© 2003 Robert A. Freitas Jr. All Rights Reserved.

Robert A. Freitas Jr., Nanomedicine, Volume IIA: Biocompatibility, Landes Bioscience, Georgetown, TX, 2003

15.5.2.1 Transepithelial Penetration

Past studies [6173] have shown that the percutaneous penetration of passive microspheres is a function of particle diameter. In more recent studies, Tinkle et al [6174] studied the penetration of size-selected fluorospheres (dextran beads) into postmortem human skin using laser confocal microscopy. They found that beads as large as 0.5-1 micron in diameter can penetrate the stratum corneum and reach the epidermis, and occasionally even the dermis (possibly deep enough for lymphatic system uptake), if the skin is flexed, as at the wrist; >50% of samples showed this activity after 1 hour of flexing. Lademann et al [6175] found that ~0.1 micron titanium dioxide particles used in sunscreen lotions penetrated into the hair follicles of the skin, with <1% of the applied particle concentration found in any given follicle. But in the interfollicular areas the deepest layers of the stratum corneum (and the viable skin tissues below) were devoid of penetrating particles even after repeated applications; microparticles were found only in the areas of the pilosebaceous orifices.

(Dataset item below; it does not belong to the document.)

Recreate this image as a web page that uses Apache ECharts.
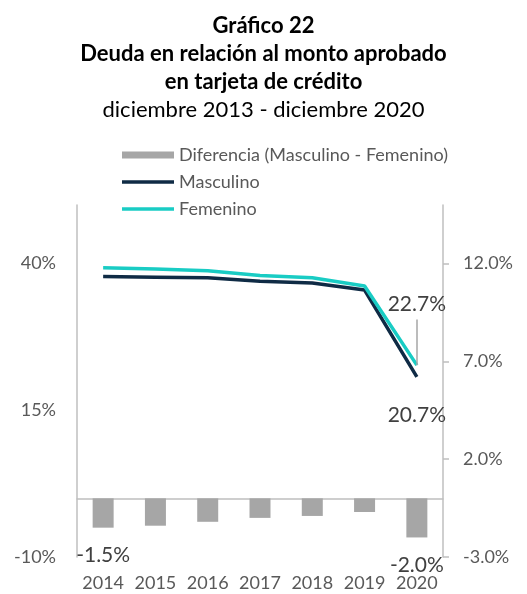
<!DOCTYPE html>
<html>
<head>
<meta charset="utf-8">
<script src="https://cdn.jsdelivr.net/npm/echarts@6/dist/echarts.min.js"></script>
<style>
html,body{margin:0;padding:0;background:#fff;}
#chart{width:527px;height:594px;}
</style>
</head>
<body>
<div id="chart"></div>
<script>
const categories = ['2014','2015','2016','2017','2018','2019','2020'];
const masculino = [37.8, 37.7, 37.6, 37.0, 36.7, 35.5, 20.7];
const femenino = [39.3, 39.1, 38.8, 38.0, 37.6, 36.2, 22.7];
const diferencia = [-1.5, -1.4, -1.2, -1.0, -0.9, -0.7, -2.0];
const leftTicks = [-10, 15, 40];
const rightTicks = [-3, 2, 7, 12];
const leaderTop = 30.5; // top end of the leader line of the 22.7% label (left-axis units)

const FONT = 'Lato';
const axisColor = '#BFBFBF';
const labelColor = '#595959';
const last = categories.length - 1;
const legendText = { fontFamily: FONT, fontSize: 18, color: labelColor, lineHeight: 20 };

const chart = echarts.init(document.getElementById('chart'));
chart.setOption({
  animation: false,
  textStyle: { fontFamily: FONT },
  title: {
    left: 'center',
    top: 7,
    text: 'Gráfico 22\nDeuda en relación al monto aprobado\nen tarjeta de crédito',
    textStyle: { fontFamily: FONT, fontSize: 22, fontWeight: 'bold', color: '#000', lineHeight: 28 },
    subtext: 'diciembre 2013 - diciembre 2020',
    subtextStyle: { fontFamily: FONT, fontSize: 22, color: '#000', lineHeight: 28 },
    itemGap: 0
  },
  legend: [
    {
      orient: 'vertical',
      left: 122,
      top: 145,
      padding: 0,
      itemWidth: 52,
      itemHeight: 7,
      textStyle: legendText,
      data: [{ name: 'Diferencia (Masculino - Femenino)', icon: 'rect' }]
    },
    {
      orient: 'vertical',
      left: 122,
      top: 172,
      padding: 0,
      itemWidth: 52,
      itemHeight: 3.5,
      itemGap: 7,
      textStyle: legendText,
      data: [{ name: 'Masculino', icon: 'rect' }, { name: 'Femenino', icon: 'rect' }]
    }
  ],
  grid: { left: 77, right: 84, top: 205, bottom: 37 },
  xAxis: [
    {
      type: 'category',
      data: categories,
      axisLine: { onZero: true, onZeroAxisIndex: 1, lineStyle: { color: axisColor, width: 1.5 } },
      axisTick: { show: false },
      axisLabel: { show: false }
    },
    {
      type: 'category',
      data: categories,
      position: 'bottom',
      axisLine: { show: false, onZero: false },
      axisTick: { show: false },
      axisLabel: { interval: 0, fontFamily: FONT, fontSize: 18, color: labelColor, margin: 17 }
    }
  ],
  yAxis: [
    {
      type: 'value',
      min: -10, max: 50,
      splitLine: { show: false },
      axisLine: { show: true, lineStyle: { color: axisColor, width: 1.5 } },
      axisTick: { show: false },
      axisLabel: {
        customValues: leftTicks,
        fontFamily: FONT, fontSize: 18, color: labelColor, margin: 21,
        formatter: v => v + '%'
      }
    },
    {
      type: 'value',
      min: -3, max: 15,
      position: 'right',
      splitLine: { show: false },
      axisLine: { show: true, lineStyle: { color: axisColor, width: 1.5 } },
      axisTick: { show: true, customValues: rightTicks, length: 6, lineStyle: { color: axisColor, width: 1.5 } },
      axisLabel: {
        customValues: rightTicks,
        fontFamily: FONT, fontSize: 18, color: labelColor, margin: 20,
        formatter: v => v.toFixed(1) + '%'
      }
    }
  ],
  series: [
    {
      name: 'Diferencia (Masculino - Femenino)',
      type: 'bar',
      yAxisIndex: 1,
      barWidth: 21,
      itemStyle: { color: '#A6A6A6' },
      data: diferencia.map((v, i) => (i === 0 || i === last) ? {
        value: v,
        label: {
          show: true, position: 'bottom', distance: 17,
          fontFamily: FONT, fontSize: 21, color: '#404040',
          formatter: p => p.value.toFixed(1) + '%'
        }
      } : v)
    },
    {
      name: 'Masculino',
      type: 'line',
      yAxisIndex: 0,
      symbol: 'circle',
      symbolSize: 0,
      showSymbol: true,
      lineStyle: { color: '#0F2B45', width: 3.5 },
      itemStyle: { color: '#0F2B45' },
      z: 3,
      data: masculino.map((v, i) => i === last ? {
        value: v,
        label: {
          show: true, position: 'bottom', distance: 28,
          fontFamily: FONT, fontSize: 21, color: '#404040',
          formatter: p => p.value.toFixed(1) + '%'
        }
      } : v)
    },
    {
      name: 'Femenino',
      type: 'line',
      yAxisIndex: 0,
      symbol: 'circle',
      symbolSize: 0,
      showSymbol: true,
      lineStyle: { color: '#19CCC4', width: 3.5 },
      itemStyle: { color: '#19CCC4' },
      z: 4,
      markLine: {
        silent: true,
        symbol: 'none',
        label: { show: false },
        lineStyle: { color: '#A6A6A6', width: 1.5, type: 'solid' },
        data: [[
          { coord: [categories[last], femenino[last]] },
          { coord: [categories[last], leaderTop] }
        ]]
      },
      data: femenino.map((v, i) => i === last ? {
        value: v,
        label: {
          show: true, position: 'top', distance: 50,
          fontFamily: FONT, fontSize: 21, color: '#404040',
          formatter: p => p.value.toFixed(1) + '%'
        }
      } : v)
    }
  ]
});
</script>
</body>
</html>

The careless penetration of nanorobots through human skin (Section 9.5.2) could potentially create microscopic perforations through which microbes (e.g., as in cellulitis) and undesirable environmental substances could enter the body and cause disease. (T.G. Wilson notes that with gingival inflammation, which almost everyone has, the epithelium around the tooth becomes quite porous and bacterial entry into the connective tissues and bloodstream is common.) Other pathological conditions associated with numerous and frequent epithelial penetrations include the development of deeply pigmented or discolored skin associated with an excess of skin penetrations by body lice (pediculosis corporis, aka. vagabond’s disease or vagrant’s disease) [3755] and the granulomatous “stylosome” (stalk-mouth) that rises up from the skin in an attempt to wall off burrowing chiggers [3755, 3756]. These results may be avoided by employing exterior lipophilic coatings on the nanorobot (Section 15.2.2.2) to encourage close nanorobot-tissue contact during transit, followed by active breach-sealing procedures (Section 9.4.5.6) once histopenetration is complete.

However, it appears unlikely that lymphatic or other fluids could exude from the body through unsealed epidermal transit holes created by medical nanorobots. The time-averaged interstitial pressure in subcutaneous tissue is 0.8-5 mmHg [3753, 3754], with mean value ~1.4 mmHg (Section 8.2.1.3). Even taking the highest pressure and assuming no tissue self-sealing, internal fluids can overcome surface tension at the fluid-air interface and begin to ooze from pores only if those pores are larger than ~60-600 microns in diameter (Section 9.2.4). Most medical nanorobots and their transit holes should be much smaller than this, and any microholes in soft tissue should rapidly plug or reseal. R. Smigrodzki agrees that “the size of the nanorobots is so small that a channel produced by the robot actively traversing the skin should spontaneously seal within a very short time, unless extreme stretch forces are applied.”

Similar considerations may apply to the transepithelial penetration of nanorobots through stomach, intestinal, or bladder walls lined with cells having tight occluding junctions. Hemorrhage and perforation are two common complications of gastric and duodenal ulcers. Underlying tissues may then suffer chemical irritation by gastric acids and digestive enzymes. Gastric or duodenal perforations develop in 5% of ulcer patients. Such perforations result in chemical peritonitis and could also lead to bacterial peritonitis that causes sudden, severe generalized abdominal pain. Gas intrusion causes the presence of free intraperitoneal air (usually not itself pathological) in 75% of all cases [2421]. However, in the resting stomach a viscous protective layer of bicarbonate-rich mucus adheres closely to the surface of the underlying gastric epithelium. Gastric contents cannot pass into the tissues along unsealed nanorobot transit holes through the gastric epithelium as long as the thick alkaline mucus layer is maintained intact. It has already been noted that nanorobot-sized particles up to ~10-15 microns in diameter normally pass out of the small intestine into lymphatic tissues (i.e., Peyer’s patches) without incident (Section 15.4.3.3.2). Nanorobotic perforation of the wall of the bacteria-rich colon could potentially introduce gut flora into the bloodstream or surrounding tissues – although R. Smigrodzki notes that gut microbes commonly reach the bloodstream even during straining at stool, so the very small number that might be introduced during nanorobot transit should not be problematic. Lipophilic coatings and breach-sealing protocols could again be employed here, as in dermal histopenetration. Bowel necrosis and intestinal infarction are unlikely if no blood vessels are broken or occluded.

The risk of mechanical damage due to epithelial laceration by aerial nanorobots has already been described in Section 9.5.3.6. Vision loss from corneal abrasions is due to changes in many layers of the cornea. According to Sano et al [3757], abrasions severe enough to mechanically remove cells from the corneal epithelium would also cause massive enlargement of mitochondria in the underlying endothelium and intracellular migrations of fibrillogranular material, thus potentially causing progressive vision loss.

Last updated on 30 April 2004